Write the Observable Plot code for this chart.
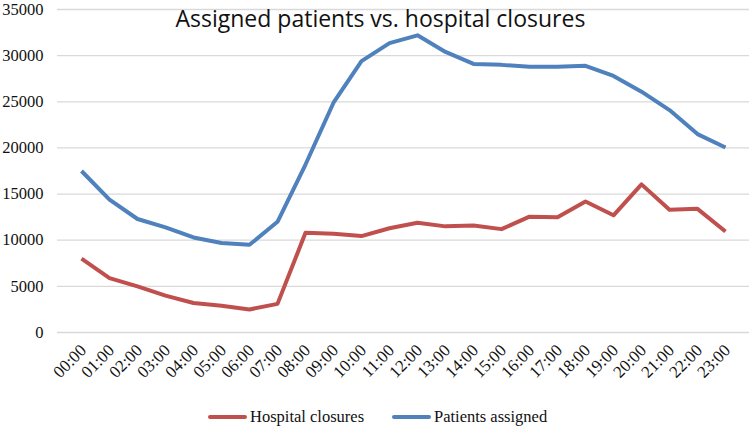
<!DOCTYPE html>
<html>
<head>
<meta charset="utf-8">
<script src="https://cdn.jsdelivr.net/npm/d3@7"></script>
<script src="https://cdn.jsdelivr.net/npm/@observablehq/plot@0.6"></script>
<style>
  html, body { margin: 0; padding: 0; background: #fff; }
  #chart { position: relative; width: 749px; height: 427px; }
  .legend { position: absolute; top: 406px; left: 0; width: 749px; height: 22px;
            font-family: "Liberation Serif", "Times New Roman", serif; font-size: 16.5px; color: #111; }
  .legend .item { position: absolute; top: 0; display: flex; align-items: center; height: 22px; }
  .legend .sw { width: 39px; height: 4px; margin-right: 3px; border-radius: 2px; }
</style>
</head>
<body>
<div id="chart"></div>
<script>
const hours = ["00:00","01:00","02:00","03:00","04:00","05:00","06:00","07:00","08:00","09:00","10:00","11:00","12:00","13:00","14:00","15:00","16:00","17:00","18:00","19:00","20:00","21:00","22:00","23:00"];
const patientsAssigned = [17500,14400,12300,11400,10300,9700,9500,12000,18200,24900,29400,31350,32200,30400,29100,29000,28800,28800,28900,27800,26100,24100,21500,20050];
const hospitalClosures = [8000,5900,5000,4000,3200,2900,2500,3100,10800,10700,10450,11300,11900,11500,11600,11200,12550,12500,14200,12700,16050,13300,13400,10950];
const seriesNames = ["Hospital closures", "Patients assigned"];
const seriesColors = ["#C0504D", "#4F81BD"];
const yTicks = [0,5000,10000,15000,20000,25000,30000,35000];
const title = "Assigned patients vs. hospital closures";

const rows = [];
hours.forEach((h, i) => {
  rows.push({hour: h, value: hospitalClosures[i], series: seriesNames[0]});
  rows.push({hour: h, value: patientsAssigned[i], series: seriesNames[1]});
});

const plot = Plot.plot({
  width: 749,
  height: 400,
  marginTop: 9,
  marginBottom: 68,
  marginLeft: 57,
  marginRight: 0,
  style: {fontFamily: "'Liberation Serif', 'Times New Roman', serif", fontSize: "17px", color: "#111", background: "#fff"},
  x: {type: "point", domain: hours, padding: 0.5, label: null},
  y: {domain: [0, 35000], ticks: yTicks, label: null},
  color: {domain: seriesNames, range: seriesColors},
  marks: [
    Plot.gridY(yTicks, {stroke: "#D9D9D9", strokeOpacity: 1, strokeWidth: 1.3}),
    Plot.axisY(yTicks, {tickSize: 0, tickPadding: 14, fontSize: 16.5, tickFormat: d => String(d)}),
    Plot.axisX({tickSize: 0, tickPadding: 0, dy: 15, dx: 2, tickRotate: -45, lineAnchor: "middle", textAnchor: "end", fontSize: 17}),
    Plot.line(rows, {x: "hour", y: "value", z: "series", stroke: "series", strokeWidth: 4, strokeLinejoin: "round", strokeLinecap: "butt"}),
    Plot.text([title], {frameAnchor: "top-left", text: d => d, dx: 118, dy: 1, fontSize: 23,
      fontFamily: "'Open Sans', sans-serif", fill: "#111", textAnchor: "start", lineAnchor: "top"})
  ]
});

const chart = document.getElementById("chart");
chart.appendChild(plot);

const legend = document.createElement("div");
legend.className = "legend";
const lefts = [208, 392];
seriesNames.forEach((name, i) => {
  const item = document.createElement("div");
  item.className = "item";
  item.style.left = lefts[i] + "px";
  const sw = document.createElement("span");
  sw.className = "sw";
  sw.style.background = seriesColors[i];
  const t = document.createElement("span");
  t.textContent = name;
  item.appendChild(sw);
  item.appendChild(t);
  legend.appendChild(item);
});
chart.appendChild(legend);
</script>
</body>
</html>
---
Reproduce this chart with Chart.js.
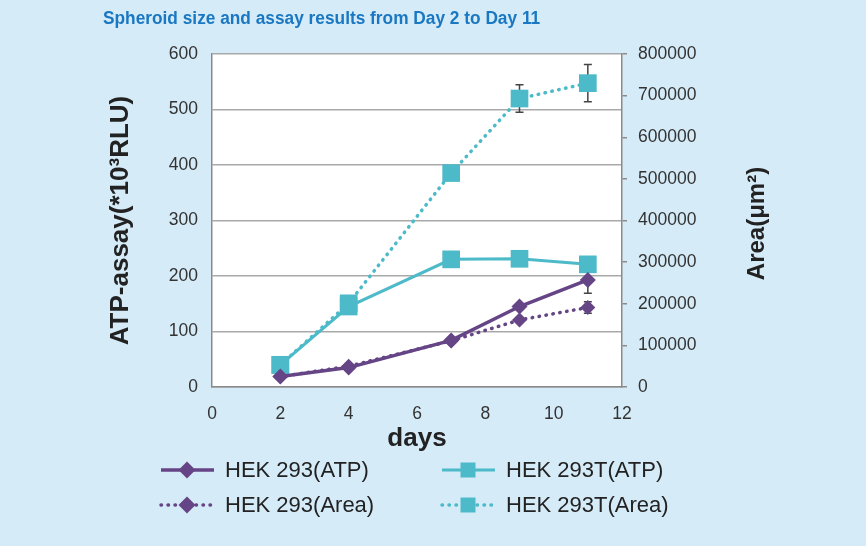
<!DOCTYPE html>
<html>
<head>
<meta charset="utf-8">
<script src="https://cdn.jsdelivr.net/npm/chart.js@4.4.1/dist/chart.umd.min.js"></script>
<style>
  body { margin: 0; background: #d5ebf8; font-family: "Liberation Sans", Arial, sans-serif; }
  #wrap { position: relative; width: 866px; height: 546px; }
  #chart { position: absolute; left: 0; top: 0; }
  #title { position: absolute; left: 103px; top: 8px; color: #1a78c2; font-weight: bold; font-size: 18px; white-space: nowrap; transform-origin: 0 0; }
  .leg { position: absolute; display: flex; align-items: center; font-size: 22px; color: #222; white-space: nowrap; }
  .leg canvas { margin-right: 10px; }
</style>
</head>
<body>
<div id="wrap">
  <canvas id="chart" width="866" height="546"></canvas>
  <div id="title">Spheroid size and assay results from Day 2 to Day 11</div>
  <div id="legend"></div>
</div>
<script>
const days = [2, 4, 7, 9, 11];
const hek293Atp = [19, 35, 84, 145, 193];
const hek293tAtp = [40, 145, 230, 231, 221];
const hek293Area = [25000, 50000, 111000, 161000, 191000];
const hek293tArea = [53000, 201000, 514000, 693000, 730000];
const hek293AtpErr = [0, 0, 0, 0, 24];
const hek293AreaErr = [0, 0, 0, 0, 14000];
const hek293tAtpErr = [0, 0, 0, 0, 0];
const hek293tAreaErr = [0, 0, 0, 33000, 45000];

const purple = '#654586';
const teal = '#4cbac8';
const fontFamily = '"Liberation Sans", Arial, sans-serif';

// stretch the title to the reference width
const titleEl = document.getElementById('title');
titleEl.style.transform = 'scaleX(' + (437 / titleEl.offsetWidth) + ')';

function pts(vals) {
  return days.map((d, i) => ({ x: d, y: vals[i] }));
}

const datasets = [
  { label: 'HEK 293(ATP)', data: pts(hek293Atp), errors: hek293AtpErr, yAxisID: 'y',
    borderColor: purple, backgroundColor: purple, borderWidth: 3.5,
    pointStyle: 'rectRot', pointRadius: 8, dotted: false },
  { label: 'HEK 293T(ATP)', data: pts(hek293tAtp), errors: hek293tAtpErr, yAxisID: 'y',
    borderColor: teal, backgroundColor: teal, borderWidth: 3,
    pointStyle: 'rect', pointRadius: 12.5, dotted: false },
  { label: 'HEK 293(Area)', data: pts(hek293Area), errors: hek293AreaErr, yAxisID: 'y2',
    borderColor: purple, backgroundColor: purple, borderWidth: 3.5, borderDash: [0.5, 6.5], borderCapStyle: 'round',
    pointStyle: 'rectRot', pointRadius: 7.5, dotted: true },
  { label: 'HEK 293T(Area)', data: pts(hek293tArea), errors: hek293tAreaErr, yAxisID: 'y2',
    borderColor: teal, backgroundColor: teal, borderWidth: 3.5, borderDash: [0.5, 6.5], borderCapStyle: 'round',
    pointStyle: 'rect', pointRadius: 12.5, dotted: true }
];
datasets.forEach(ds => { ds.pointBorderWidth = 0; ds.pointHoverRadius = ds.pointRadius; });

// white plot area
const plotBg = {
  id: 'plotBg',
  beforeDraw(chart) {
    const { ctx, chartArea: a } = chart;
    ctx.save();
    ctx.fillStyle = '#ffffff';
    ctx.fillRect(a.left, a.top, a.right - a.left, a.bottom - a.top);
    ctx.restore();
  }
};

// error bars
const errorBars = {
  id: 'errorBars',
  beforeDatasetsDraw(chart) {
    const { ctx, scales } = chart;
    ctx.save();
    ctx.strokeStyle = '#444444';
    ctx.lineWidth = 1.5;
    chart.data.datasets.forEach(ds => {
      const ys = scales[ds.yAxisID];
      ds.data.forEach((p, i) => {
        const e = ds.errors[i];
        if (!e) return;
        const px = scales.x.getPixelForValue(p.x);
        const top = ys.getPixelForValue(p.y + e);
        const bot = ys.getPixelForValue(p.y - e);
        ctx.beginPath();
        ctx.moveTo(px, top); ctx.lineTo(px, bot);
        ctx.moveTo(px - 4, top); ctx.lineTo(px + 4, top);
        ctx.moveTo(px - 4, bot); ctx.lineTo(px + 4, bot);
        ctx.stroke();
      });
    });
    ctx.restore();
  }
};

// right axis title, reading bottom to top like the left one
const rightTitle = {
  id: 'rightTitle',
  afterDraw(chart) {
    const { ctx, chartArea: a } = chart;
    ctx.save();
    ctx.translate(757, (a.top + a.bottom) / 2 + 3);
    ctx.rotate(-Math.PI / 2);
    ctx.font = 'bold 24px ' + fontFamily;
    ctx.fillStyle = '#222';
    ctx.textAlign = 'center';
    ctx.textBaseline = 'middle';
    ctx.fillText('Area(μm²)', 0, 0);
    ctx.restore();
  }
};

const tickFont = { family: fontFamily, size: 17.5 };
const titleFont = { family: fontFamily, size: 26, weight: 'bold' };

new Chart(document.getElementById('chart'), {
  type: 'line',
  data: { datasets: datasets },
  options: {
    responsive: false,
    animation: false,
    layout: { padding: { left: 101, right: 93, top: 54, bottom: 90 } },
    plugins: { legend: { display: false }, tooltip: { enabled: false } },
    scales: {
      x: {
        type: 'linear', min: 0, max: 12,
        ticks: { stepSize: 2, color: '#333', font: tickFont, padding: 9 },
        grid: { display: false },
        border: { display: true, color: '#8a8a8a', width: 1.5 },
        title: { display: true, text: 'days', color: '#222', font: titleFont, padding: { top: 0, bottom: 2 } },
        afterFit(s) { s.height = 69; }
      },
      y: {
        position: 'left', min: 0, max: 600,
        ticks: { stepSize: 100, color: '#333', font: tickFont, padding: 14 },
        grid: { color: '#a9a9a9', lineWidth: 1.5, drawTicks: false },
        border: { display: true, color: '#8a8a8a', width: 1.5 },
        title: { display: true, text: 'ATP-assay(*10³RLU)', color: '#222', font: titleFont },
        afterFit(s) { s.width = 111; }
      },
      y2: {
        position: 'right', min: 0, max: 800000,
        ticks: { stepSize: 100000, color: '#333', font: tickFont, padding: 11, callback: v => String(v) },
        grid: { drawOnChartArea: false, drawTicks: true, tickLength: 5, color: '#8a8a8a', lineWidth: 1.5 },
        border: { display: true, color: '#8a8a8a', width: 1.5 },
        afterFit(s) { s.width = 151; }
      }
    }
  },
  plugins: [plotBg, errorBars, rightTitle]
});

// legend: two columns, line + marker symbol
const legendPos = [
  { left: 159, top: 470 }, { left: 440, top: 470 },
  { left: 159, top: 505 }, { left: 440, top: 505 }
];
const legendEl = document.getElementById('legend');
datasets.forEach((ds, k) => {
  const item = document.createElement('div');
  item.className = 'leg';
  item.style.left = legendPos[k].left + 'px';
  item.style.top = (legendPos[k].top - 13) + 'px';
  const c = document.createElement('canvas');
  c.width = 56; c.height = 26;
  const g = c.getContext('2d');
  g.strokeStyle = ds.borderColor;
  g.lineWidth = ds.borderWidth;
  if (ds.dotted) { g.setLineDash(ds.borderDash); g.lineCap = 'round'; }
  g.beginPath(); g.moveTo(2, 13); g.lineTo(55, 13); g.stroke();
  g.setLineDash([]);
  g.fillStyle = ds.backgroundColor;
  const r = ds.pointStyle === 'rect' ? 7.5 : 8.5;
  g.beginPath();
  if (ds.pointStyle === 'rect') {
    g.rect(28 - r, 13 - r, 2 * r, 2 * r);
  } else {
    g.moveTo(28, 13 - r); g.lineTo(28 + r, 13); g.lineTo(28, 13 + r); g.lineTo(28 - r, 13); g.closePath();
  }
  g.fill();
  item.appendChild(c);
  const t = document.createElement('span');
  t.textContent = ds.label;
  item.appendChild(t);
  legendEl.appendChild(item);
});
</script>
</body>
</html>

▶ [WHAT IS ASKED]
Locate the lines above that hold the word "this". Show every one of them.

▶ [CORRECT RESPONSE]
Write the Observable Plot code for this chart.
Reproduce this chart with Chart.js.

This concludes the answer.